_WHAT IS NEEDED_
Only the lines from the top of the listing below to the line that has "1.30, 1.12, 1.05, 1.0, 1.0]" should be echoed, with both ends kept and pictures left out.

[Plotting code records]
------------

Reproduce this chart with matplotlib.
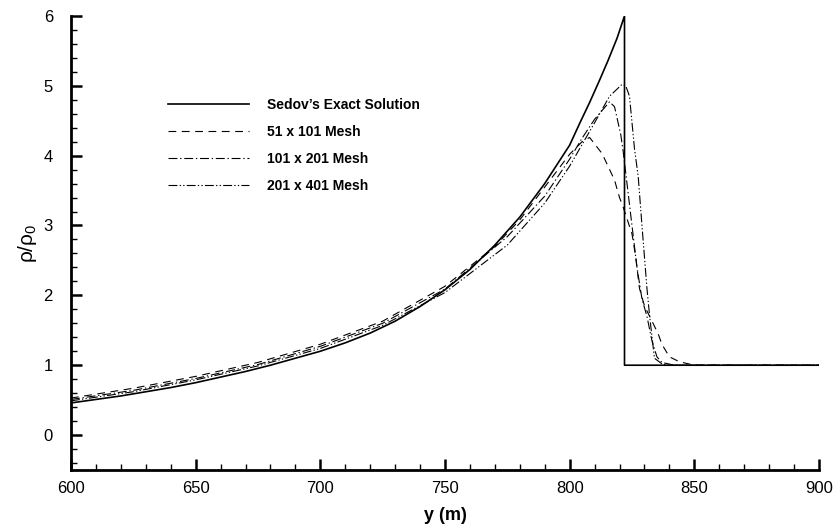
import matplotlib
matplotlib.use("Agg")
import matplotlib.pyplot as plt
from matplotlib.ticker import MultipleLocator

plt.rcParams['font.family'] = ['Liberation Sans', 'DejaVu Sans']
plt.rcParams['mathtext.fontset'] = 'custom'
plt.rcParams['mathtext.rm'] = 'Liberation Sans'
plt.rcParams['mathtext.it'] = 'Liberation Sans'

# Sedov's exact solution
exact_y = [600, 610, 620, 630, 640, 650, 660, 670, 680, 690, 700, 710, 720,
           730, 740, 750, 760, 770, 780, 790, 800, 804, 808, 812, 815.5, 819,
           822, 822, 900]
exact_rho = [0.46, 0.51, 0.56, 0.62, 0.68, 0.75, 0.83, 0.91, 1.00, 1.10,
             1.20, 1.32, 1.46, 1.63, 1.84, 2.08, 2.37, 2.72, 3.12, 3.60,
             4.15, 4.46, 4.76, 5.08, 5.37, 5.68, 6.0, 1.0, 1.0]

# 51 x 101 mesh
m51_y = [600, 625, 650, 675, 700, 725, 750, 770, 780, 790, 800, 805, 808,
         813, 818, 820, 821.5, 825, 826.5, 828, 830, 835.5, 837, 840, 844,
         850, 900]
m51_rho = [0.53, 0.67, 0.84, 1.04, 1.30, 1.63, 2.13, 2.70, 3.08, 3.55, 4.02,
           4.20, 4.26, 4.03, 3.65, 3.40, 3.26, 2.88, 2.55, 2.10, 1.85, 1.45,
           1.30, 1.12, 1.05, 1.0, 1.0]

# 101 x 201 mesh
m101_y = [600, 625, 650, 675, 700, 725, 750, 775, 790, 800, 805, 810, 816,
          818, 820.5, 821.5, 823, 825, 827, 829, 831, 833, 835, 837, 842, 900]
m101_rho = [0.51, 0.64, 0.81, 1.01, 1.27, 1.60, 2.09, 2.84, 3.42, 3.95, 4.25,
            4.52, 4.77, 4.70, 4.30, 4.05, 3.60, 3.00, 2.40, 1.95, 1.70, 1.35,
            1.12, 1.04, 1.0, 1.0]

# 201 x 401 mesh
m201_y = [600, 625, 650, 675, 700, 725, 750, 775, 790, 800, 810, 816, 821,
          822.5, 824, 826, 827.5, 829, 831, 832, 834, 837, 840, 900]
m201_rho = [0.49, 0.62, 0.79, 0.99, 1.24, 1.57, 2.04, 2.72, 3.32, 3.85, 4.47,
            4.85, 5.02, 5.00, 4.85, 4.10, 3.70, 3.00, 2.10, 1.73, 1.10, 1.02,
            1.0, 1.0]

fig = plt.figure(figsize=(8.34, 5.30), dpi=100)
ax = fig.add_axes([0.0851, 0.1132, 0.8969, 0.8568])

ax.plot(exact_y, exact_rho, color='black', lw=1.2, label="Sedov\u2019s Exact Solution")
ax.plot(m51_y, m51_rho, color='black', lw=0.8, dashes=(7, 5),
        label='51 x 101 Mesh')
ax.plot(m101_y, m101_rho, color='black', lw=0.8, dashes=(8, 2.5, 1.2, 2.5),
        label='101 x 201 Mesh')
ax.plot(m201_y, m201_rho, color='black', lw=0.8,
        dashes=(8, 2, 1.2, 2, 1.2, 2), label='201 x 401 Mesh')

ax.set_xlim(600, 900)
ax.set_ylim(-0.5, 6)
ax.xaxis.set_major_locator(MultipleLocator(50))
ax.xaxis.set_minor_locator(MultipleLocator(10))
ax.yaxis.set_major_locator(MultipleLocator(1))
ax.yaxis.set_minor_locator(MultipleLocator(0.2))

for s in ['top', 'right']:
    ax.spines[s].set_visible(False)
for s in ['left', 'bottom']:
    ax.spines[s].set_linewidth(2)

ax.tick_params(which='major', direction='in', length=8, width=1.8,
               labelsize=12)
ax.tick_params(which='minor', direction='in', length=4.5, width=1)
ax.tick_params(axis='x', which='major', pad=8)
ax.tick_params(axis='y', which='major', pad=13)

ax.set_xlabel('y (m)', fontsize=13, fontweight='bold', labelpad=8)
ax.set_ylabel(r'$\rho/\rho_0$', fontsize=15, labelpad=3)

leg = ax.legend(loc='upper left', bbox_to_anchor=(0.1136, 0.846), frameon=False,
                handlelength=5.8, handletextpad=1.3, labelspacing=0.92,
                prop={'weight': 'bold', 'size': 10})

fig.savefig('out.png', dpi=100)
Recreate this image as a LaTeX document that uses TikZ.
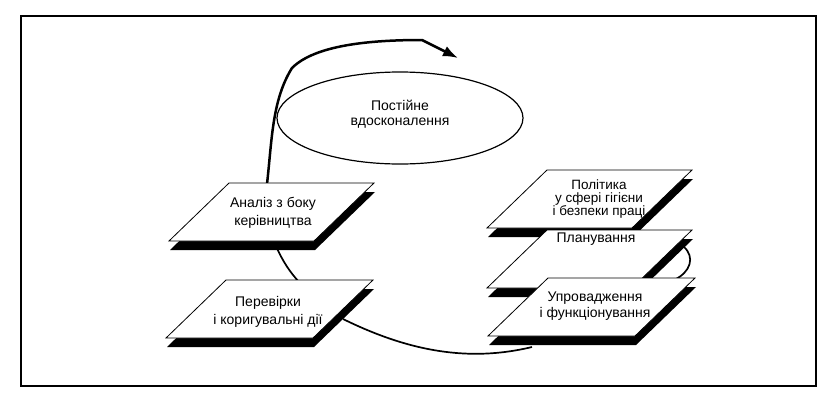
\documentclass[tikz,border=0pt]{standalone}
\usepackage{fontspec}
\setmainfont{Liberation Sans}
\usetikzlibrary{arrows.meta,shapes.geometric}
\newcommand\plate[4]{% #1 name, #2 x, #3 y (top-left corner), #4 top width
  \fill[black] (#2+1,#3+9) -- ++(#4,0) -- ++(-60,58) -- ++(-#4,0) -- cycle;
  \draw[boxline, fill=white] (#2,#3) -- ++(#4,0) -- ++(-60,58) -- ++(-#4,0) -- cycle;
  \coordinate (#1) at (#2+#4/2-30,#3+29);
}
\begin{document}
\begin{tikzpicture}[x=1pt,y=-1pt,
  boxline/.style={line width=0.8pt, line join=miter},
  conn/.style={line width=1.7pt},
  cycle arrow/.style={line width=2.5pt, -{Latex[length=15pt,width=11pt]}},
  lbl/.style={inner sep=0pt, align=center},
  f18/.style={font=\fontsize{14}{18}\selectfont},
  f16/.style={font=\fontsize{14}{16.5}\selectfont},
  f15/.style={font=\fontsize{14}{15}\selectfont},
  f12/.style={font=\fontsize{13.5}{13}\selectfont}]
\useasboundingbox (0,0) rectangle (836,405);
\fill[white] (0,0) rectangle (836,405);
% frame
\draw[line width=2pt] (21,16) rectangle (816,386);
% ellipse
\node[ellipse, draw, line width=1.2pt, minimum width=246pt, minimum height=92pt, inner sep=0pt] (ell) at (400,118) {};
\node[lbl, f15] (cit) at (400,114) {Постійне\\вдосконалення};
% connector anchor points
\coordinate (aTop) at (267,184);
\coordinate (aBot) at (276,246);
\coordinate (pTop) at (299,282);
\coordinate (pRight) at (343,319);
\coordinate (iBot) at (532,347);
\coordinate (plRight) at (684,247);
\coordinate (iTop) at (674,280);
\coordinate (ciEnd) at (458,58);
% connectors (behind plates)
\draw[cycle arrow] (aTop) .. controls (272,140) and (272,100) .. (292,68)
   .. controls (315,45) and (370,40) .. (422,40) -- (ciEnd);
\draw[conn] (aBot) .. controls (283,262) and (290,272) .. (pTop);
\draw[conn] (pRight) .. controls (410,352) and (470,362) .. (iBot);
\draw[conn] (plRight) .. controls (695,257) and (691,272) .. (iTop);
% left plates
\plate{analiz}{229}{183}{145}
\plate{perevirky}{226}{280}{147}
% right plates
\plate{polityka}{547}{170}{145}
\plate{planuvannia}{547}{230}{145}
\plate{uprovadzhennia}{548}{278}{147}
% texts
\node[lbl, f18] (tAnaliz) at (273,213) {Аналіз з боку\\керівництва};
\node[lbl, f18] (tPerev) at (268,312) {Перевірки\\і коригувальні дії};
\node[lbl, f12] (tPol) at (599,199) {Політика\\у сфері гігієни\\і безпеки праці};
\node[lbl, f16] (tPlan) at (596,239) {Планування};
\node[lbl, f16] (tUpr) at (595,306) {Упровадження\\і функціонування};
\end{tikzpicture}
\end{document}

------------

_SOLUTION FOR THIS PROBLEM_
Reproduce this chart with matplotlib.
import matplotlib
matplotlib.use("Agg")
import matplotlib.pyplot as plt
from matplotlib.ticker import MultipleLocator

plt.rcParams['font.family'] = ['Liberation Sans', 'DejaVu Sans']
plt.rcParams['mathtext.fontset'] = 'custom'
plt.rcParams['mathtext.rm'] = 'Liberation Sans'
plt.rcParams['mathtext.it'] = 'Liberation Sans'

# Sedov's exact solution
exact_y = [600, 610, 620, 630, 640, 650, 660, 670, 680, 690, 700, 710, 720,
           730, 740, 750, 760, 770, 780, 790, 800, 804, 808, 812, 815.5, 819,
           822, 822, 900]
exact_rho = [0.46, 0.51, 0.56, 0.62, 0.68, 0.75, 0.83, 0.91, 1.00, 1.10,
             1.20, 1.32, 1.46, 1.63, 1.84, 2.08, 2.37, 2.72, 3.12, 3.60,
             4.15, 4.46, 4.76, 5.08, 5.37, 5.68, 6.0, 1.0, 1.0]

# 51 x 101 mesh
m51_y = [600, 625, 650, 675, 700, 725, 750, 770, 780, 790, 800, 805, 808,
         813, 818, 820, 821.5, 825, 826.5, 828, 830, 835.5, 837, 840, 844,
         850, 900]
m51_rho = [0.53, 0.67, 0.84, 1.04, 1.30, 1.63, 2.13, 2.70, 3.08, 3.55, 4.02,
           4.20, 4.26, 4.03, 3.65, 3.40, 3.26, 2.88, 2.55, 2.10, 1.85, 1.45,
           1.30, 1.12, 1.05, 1.0, 1.0]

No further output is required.